I finally gave up and decided to use CPAN for Perl modules. It is simple, and work amazingly well. It does cause some annoyance when you get other rpms that have dependencies on Perl modules, but that is a problem that I have only seen once or twice.
There is a program that will create rpms from CPAN. I considered it and then rejected it as being WAY too much trouble for the number of modules that I typically deal with.
As another software engineer / sysadmin that supports a large mod_perl based site (about 50 servers now) I have to echo this. The latest greatest RHEL/CentOS 4.3 perl and associated modules is WAY too old.

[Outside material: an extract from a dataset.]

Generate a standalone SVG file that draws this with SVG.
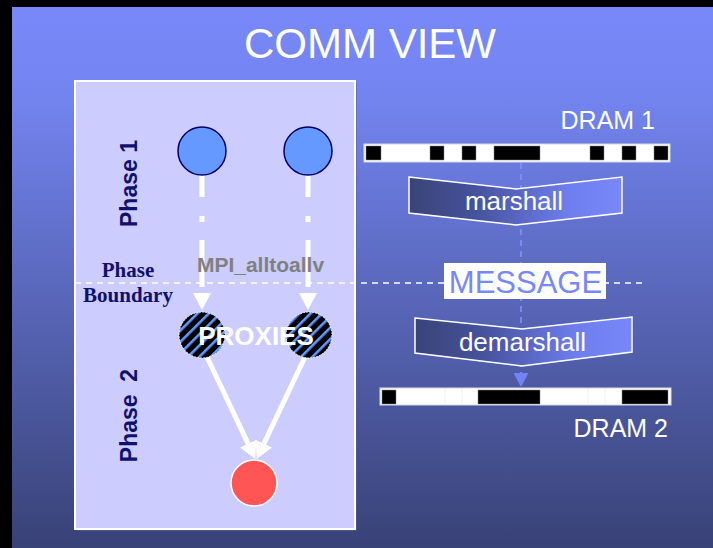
<svg xmlns="http://www.w3.org/2000/svg" width="713" height="548" viewBox="0 0 713 548">
  <defs>
    <linearGradient id="bg" x1="0" y1="7" x2="0" y2="548" gradientUnits="userSpaceOnUse">
      <stop offset="0" stop-color="#7888F8"/>
      <stop offset="0.15" stop-color="#7485F2"/>
      <stop offset="1" stop-color="#384276"/>
    </linearGradient>
    <linearGradient id="chevron" x1="0" y1="0" x2="1" y2="0">
      <stop offset="0" stop-color="#3A4478"/>
      <stop offset="0.3" stop-color="#45519A"/>
      <stop offset="0.75" stop-color="#6E7EEE"/>
      <stop offset="1" stop-color="#7888F8"/>
    </linearGradient>
    <pattern id="stripes" width="8" height="8" patternUnits="userSpaceOnUse" patternTransform="rotate(45)">
      <rect width="8" height="8" fill="#000000"/>
      <rect x="0" y="0" width="2.6" height="8" fill="#6699FF"/>
    </pattern>
    <marker id="whiteHead" viewBox="0 0 17 18" refX="0" refY="9" markerWidth="17" markerHeight="18" markerUnits="userSpaceOnUse" orient="auto">
      <path d="M0,0 L17,9 L0,18 Z" fill="#FFFFFF"/>
    </marker>
    <marker id="blueHead" viewBox="0 0 14 15" refX="0" refY="7.5" markerWidth="14" markerHeight="15" markerUnits="userSpaceOnUse" orient="auto">
      <path d="M0,0 L14,7.5 L0,15 Z" fill="#7283F5"/>
    </marker>
    <style>
      .phase { font-family: "Liberation Sans", Arial, sans-serif; font-weight: bold; font-size: 23px; fill: #10106E; }
      .bnd { font-family: "Liberation Serif", "Times New Roman", serif; font-weight: bold; font-size: 21px; fill: #10106E; }
      .lbl { font-family: "Liberation Sans", Arial, sans-serif; fill: #FFFFFF; }
      .p1 { fill: #6699FF; stroke: #000066; stroke-width: 1.5; }
      .proxy { fill: url(#stripes); stroke: #FFFFFF; stroke-width: 1; stroke-dasharray: 1.5 1.5; }
      .flow { fill: none; stroke: #FFFFFF; stroke-width: 5; }
      .chev { fill: url(#chevron); stroke: #FFFFFF; stroke-width: 1.5; }
      .bar { fill: #FFFFFF; stroke: #D8D8E8; stroke-width: 1; }
      .blk { fill: #000000; stroke: #888888; stroke-width: 0.5; }
    </style>
  </defs>

  <!-- slide backdrop -->
  <rect width="713" height="548" fill="#000000"/>
  <rect x="12" y="7" width="701" height="541" fill="url(#bg)"/>

  <text x="370" y="58" text-anchor="middle" class="lbl" font-size="42">COMM VIEW</text>

  <!-- phase panel -->
  <rect x="76.5" y="82.5" width="280" height="448" fill="#5E6496"/>
  <rect x="75" y="81" width="280" height="448" fill="#CCCCFF" stroke="#FFFFFF" stroke-width="2"/>

  <text class="phase" transform="translate(137,183.5) rotate(-90)" text-anchor="middle">Phase 1</text>
  <text class="phase" transform="translate(137,415.5) rotate(-90)" text-anchor="middle" xml:space="preserve">Phase  2</text>
  <text class="bnd" x="128" y="277" text-anchor="middle">Phase</text>
  <text class="bnd" x="128" y="302" text-anchor="middle">Boundary</text>

  <!-- connectors -->
  <g id="connectors">
    <line x1="75" y1="283" x2="643" y2="283" stroke="#FFFFFF" stroke-width="1.5" stroke-dasharray="6 5"/>
    <path class="flow" d="M202,174 L202,293" stroke-dasharray="23 19 6 18 47 10" marker-end="url(#whiteHead)"/>
    <path class="flow" d="M308,174 L308,293" stroke-dasharray="23 19 6 18 47 10" marker-end="url(#whiteHead)"/>
    <path class="flow" d="M207,357 L248.1,443.6" marker-end="url(#whiteHead)"/>
    <path class="flow" d="M305,357 L263.9,443.6" marker-end="url(#whiteHead)"/>
    <path d="M521,163 L521,373" fill="none" stroke="#8494FF" stroke-width="1.5" stroke-dasharray="6 5" marker-end="url(#blueHead)"/>
  </g>

  <text x="260.5" y="272" text-anchor="middle" font-family="Liberation Sans, Arial, sans-serif" font-weight="bold" font-size="21" fill="#808080">MPI_alltoallv</text>

  <!-- phase 1 processes -->
  <g id="proc-a"><circle class="p1" cx="202" cy="151" r="24"/></g>
  <g id="proc-b"><circle class="p1" cx="308" cy="151" r="24"/></g>

  <!-- proxies -->
  <g id="proxy-a"><circle class="proxy" cx="202" cy="335" r="23"/></g>
  <g id="proxy-b"><circle class="proxy" cx="309" cy="335" r="23"/></g>
  <text x="256" y="345" text-anchor="middle" class="lbl" font-weight="bold" font-size="26">PROXIES</text>

  <!-- phase 2 target -->
  <g id="target"><circle cx="254" cy="483" r="23" fill="#FF5555" stroke="#FFFFFF" stroke-width="1.5"/></g>

  <!-- DRAM 1 layout -->
  <g id="dram1">
    <text x="655" y="129" text-anchor="end" class="lbl" font-size="25">DRAM 1</text>
    <rect class="bar" x="364" y="144" width="306" height="18"/>
    <rect class="blk" x="366" y="146" width="15" height="14"/>
    <rect class="blk" x="430" y="146" width="14" height="14"/>
    <rect class="blk" x="462" y="146" width="14" height="14"/>
    <rect class="blk" x="494" y="146" width="46" height="14"/>
    <rect class="blk" x="590" y="146" width="14" height="14"/>
    <rect class="blk" x="622" y="146" width="14" height="14"/>
    <rect class="blk" x="654" y="146" width="14" height="14"/>
  </g>

  <g id="marshall">
    <polygon class="chev" points="409,177 516,189 622,177 622,213 516,225 409,213"/>
    <text x="514" y="210" text-anchor="middle" class="lbl" font-size="26">marshall</text>
  </g>

  <g id="message">
    <rect x="444" y="263" width="162" height="36" fill="#FFFFFF"/>
    <text x="525.5" y="293" text-anchor="middle" font-family="Liberation Sans, Arial, sans-serif" font-size="31" fill="#7888F8">MESSAGE</text>
  </g>

  <g id="demarshall">
    <polygon class="chev" points="415,318 522,329 632,317 632,352 522,366 415,353"/>
    <text x="522.5" y="351" text-anchor="middle" class="lbl" font-size="26">demarshall</text>
  </g>

  <!-- DRAM 2 layout -->
  <g id="dram2">
    <rect class="bar" x="380" y="388" width="291" height="17"/>
    <g stroke="#F2F2F6" stroke-width="1">
      <line x1="445" y1="389" x2="445" y2="404"/>
      <line x1="462" y1="389" x2="462" y2="404"/>
      <line x1="588" y1="389" x2="588" y2="404"/>
      <line x1="605" y1="389" x2="605" y2="404"/>
    </g>
    <rect class="blk" x="382" y="390" width="14" height="14"/>
    <rect class="blk" x="478" y="390" width="62" height="14"/>
    <rect class="blk" x="622" y="390" width="46" height="14"/>
    <text x="668" y="437" text-anchor="end" class="lbl" font-size="25">DRAM 2</text>
  </g>
</svg>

I deal with well over a hundred additional perl modules beyond what is supported in the base OS, and have been hammered by bugs in old modules / perl. If you are heavy users of perl, it is simply not possible to avoid CPAN, and not possible to use the versions of modules supplied in the base OS. I use stock packages for everything possible except apache / perl which all lives in /usr/local - easily replicated from system to system. I frankly don't have time to build RPM's of every CPAN module I use. It would take me an extra year of labor and I just don't have that kind of time / money to waste on purist ideals - I live in the real world.
I have had ZERO issues over the past several years pointing /usr/bin/perl to /usr/local/bin/perl as the local perl is a superset of stock perl. Local scripts work fine.
The problem is basically mirrored with PHP with many advanced applications requiring versions newer than the OS is bundled with.